Work to be completed – Pictures stay out of the copy. Repeat exactly the lines from the first entry below through the line that contains "ax_br = fig.add_axes([215", and nothing beyond.

Data shown –

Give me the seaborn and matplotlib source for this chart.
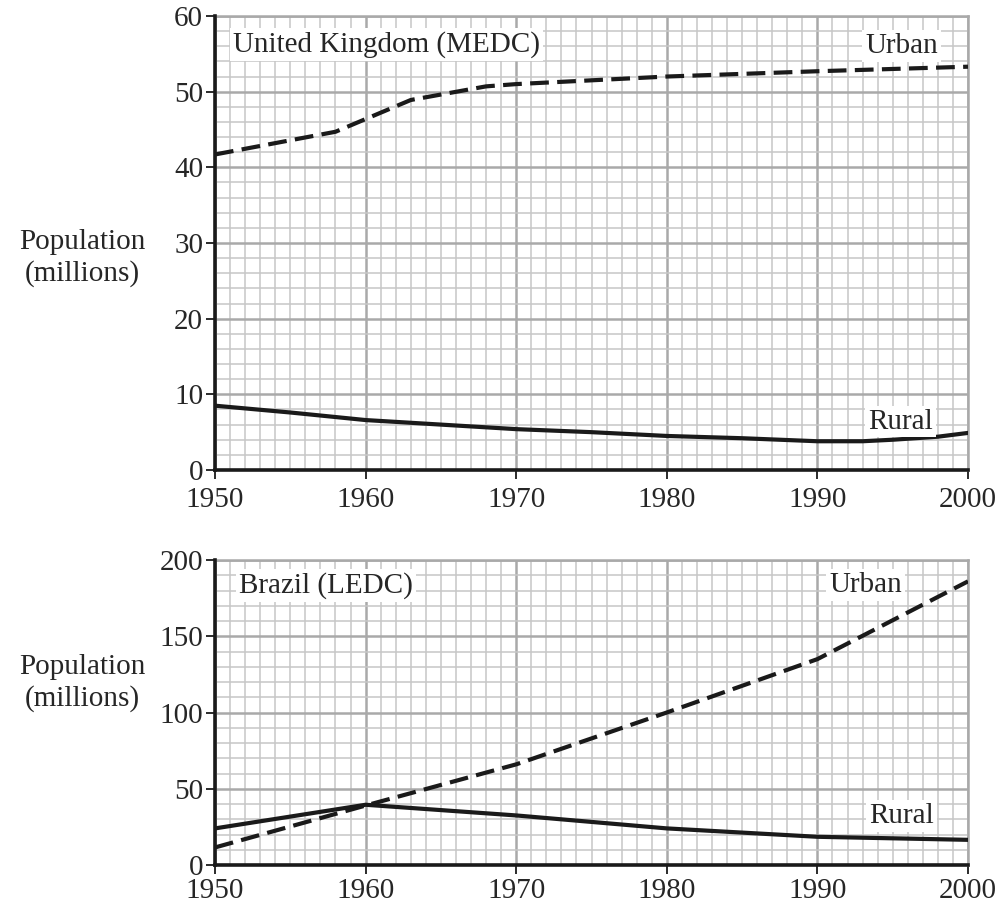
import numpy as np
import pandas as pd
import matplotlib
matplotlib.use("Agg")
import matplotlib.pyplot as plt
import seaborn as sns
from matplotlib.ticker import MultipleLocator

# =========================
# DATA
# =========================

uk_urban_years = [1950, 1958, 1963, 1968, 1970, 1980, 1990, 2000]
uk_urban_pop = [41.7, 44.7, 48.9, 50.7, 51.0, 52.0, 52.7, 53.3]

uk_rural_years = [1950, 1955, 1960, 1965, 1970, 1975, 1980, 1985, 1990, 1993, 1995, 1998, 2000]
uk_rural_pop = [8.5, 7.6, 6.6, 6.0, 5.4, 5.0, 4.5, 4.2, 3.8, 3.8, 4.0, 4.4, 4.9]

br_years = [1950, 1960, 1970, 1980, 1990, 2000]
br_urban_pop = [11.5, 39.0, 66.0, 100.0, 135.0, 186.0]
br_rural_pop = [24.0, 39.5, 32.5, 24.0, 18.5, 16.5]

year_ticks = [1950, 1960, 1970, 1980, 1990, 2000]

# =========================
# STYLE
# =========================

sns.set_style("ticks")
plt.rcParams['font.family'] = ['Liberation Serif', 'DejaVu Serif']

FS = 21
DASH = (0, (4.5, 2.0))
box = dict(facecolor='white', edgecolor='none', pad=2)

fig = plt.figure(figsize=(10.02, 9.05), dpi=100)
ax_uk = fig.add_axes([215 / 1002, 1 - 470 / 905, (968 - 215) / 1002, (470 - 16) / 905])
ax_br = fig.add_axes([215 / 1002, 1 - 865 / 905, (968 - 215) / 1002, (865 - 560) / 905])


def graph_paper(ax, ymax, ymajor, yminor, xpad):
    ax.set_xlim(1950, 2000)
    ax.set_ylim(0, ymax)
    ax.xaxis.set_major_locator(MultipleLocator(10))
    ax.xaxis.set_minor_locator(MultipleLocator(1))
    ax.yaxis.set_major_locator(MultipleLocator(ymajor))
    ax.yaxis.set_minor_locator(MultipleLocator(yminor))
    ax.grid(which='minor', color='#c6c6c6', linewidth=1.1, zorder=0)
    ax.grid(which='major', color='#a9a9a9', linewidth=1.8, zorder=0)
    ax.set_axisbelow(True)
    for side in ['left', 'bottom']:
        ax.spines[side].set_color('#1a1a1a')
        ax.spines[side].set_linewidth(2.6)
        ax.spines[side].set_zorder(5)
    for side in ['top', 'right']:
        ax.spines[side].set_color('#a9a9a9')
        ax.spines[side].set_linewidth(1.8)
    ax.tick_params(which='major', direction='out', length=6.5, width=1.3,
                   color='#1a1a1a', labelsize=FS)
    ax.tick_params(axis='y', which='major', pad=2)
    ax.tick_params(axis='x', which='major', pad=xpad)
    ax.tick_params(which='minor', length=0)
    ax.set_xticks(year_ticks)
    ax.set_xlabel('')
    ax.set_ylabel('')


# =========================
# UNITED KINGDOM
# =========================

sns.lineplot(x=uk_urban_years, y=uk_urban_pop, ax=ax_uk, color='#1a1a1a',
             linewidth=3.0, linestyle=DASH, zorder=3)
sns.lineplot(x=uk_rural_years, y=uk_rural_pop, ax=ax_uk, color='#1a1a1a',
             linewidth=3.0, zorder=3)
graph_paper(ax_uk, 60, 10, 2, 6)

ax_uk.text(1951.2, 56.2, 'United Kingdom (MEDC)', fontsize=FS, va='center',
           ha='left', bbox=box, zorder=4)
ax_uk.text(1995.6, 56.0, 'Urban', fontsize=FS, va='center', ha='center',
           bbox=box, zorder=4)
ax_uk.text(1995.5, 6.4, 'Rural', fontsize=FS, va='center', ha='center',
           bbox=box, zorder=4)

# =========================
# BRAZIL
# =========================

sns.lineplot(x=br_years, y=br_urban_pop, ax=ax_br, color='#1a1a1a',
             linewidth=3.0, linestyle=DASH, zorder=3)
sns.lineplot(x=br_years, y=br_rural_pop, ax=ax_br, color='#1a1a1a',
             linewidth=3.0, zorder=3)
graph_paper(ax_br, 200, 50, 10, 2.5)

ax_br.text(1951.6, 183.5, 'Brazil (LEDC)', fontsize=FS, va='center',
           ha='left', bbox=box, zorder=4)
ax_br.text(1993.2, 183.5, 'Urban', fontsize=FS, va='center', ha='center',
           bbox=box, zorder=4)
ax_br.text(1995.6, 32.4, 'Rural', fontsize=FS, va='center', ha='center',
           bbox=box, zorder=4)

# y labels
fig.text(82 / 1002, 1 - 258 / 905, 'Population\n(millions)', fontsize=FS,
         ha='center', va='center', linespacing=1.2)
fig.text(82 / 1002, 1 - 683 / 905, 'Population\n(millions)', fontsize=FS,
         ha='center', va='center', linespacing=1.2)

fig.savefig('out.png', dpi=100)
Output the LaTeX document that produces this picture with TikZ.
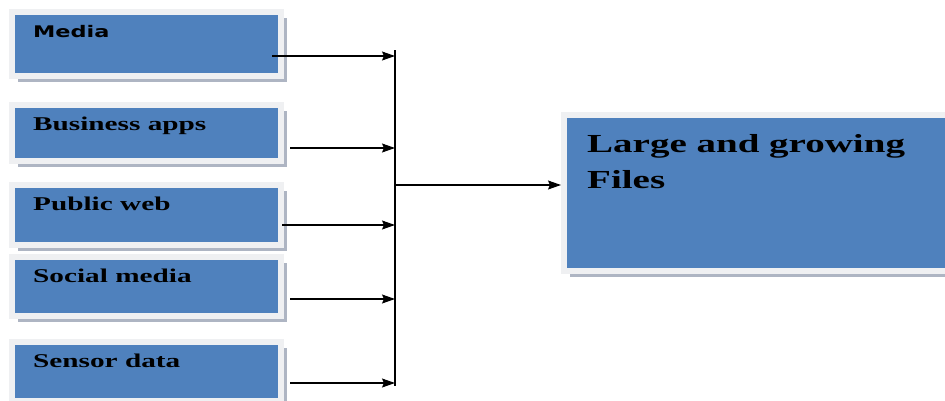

Response to this task –
Give me the seaborn and matplotlib source for this chart.
import numpy as np
import pandas as pd
import matplotlib
matplotlib.use("Agg")
import matplotlib.pyplot as plt
import seaborn as sns
from matplotlib.ticker import MultipleLocator

# =========================
# DATA
# =========================

uk_urban_years = [1950, 1958, 1963, 1968, 1970, 1980, 1990, 2000]
uk_urban_pop = [41.7, 44.7, 48.9, 50.7, 51.0, 52.0, 52.7, 53.3]

uk_rural_years = [1950, 1955, 1960, 1965, 1970, 1975, 1980, 1985, 1990, 1993, 1995, 1998, 2000]
uk_rural_pop = [8.5, 7.6, 6.6, 6.0, 5.4, 5.0, 4.5, 4.2, 3.8, 3.8, 4.0, 4.4, 4.9]

br_years = [1950, 1960, 1970, 1980, 1990, 2000]
br_urban_pop = [11.5, 39.0, 66.0, 100.0, 135.0, 186.0]
br_rural_pop = [24.0, 39.5, 32.5, 24.0, 18.5, 16.5]

year_ticks = [1950, 1960, 1970, 1980, 1990, 2000]

# =========================
# STYLE
# =========================

sns.set_style("ticks")
plt.rcParams['font.family'] = ['Liberation Serif', 'DejaVu Serif']

FS = 21
DASH = (0, (4.5, 2.0))
box = dict(facecolor='white', edgecolor='none', pad=2)

fig = plt.figure(figsize=(10.02, 9.05), dpi=100)
ax_uk = fig.add_axes([215 / 1002, 1 - 470 / 905, (968 - 215) / 1002, (470 - 16) / 905])
ax_br = fig.add_axes([215 / 1002, 1 - 865 / 905, (968 - 215) / 1002, (865 - 560) / 905])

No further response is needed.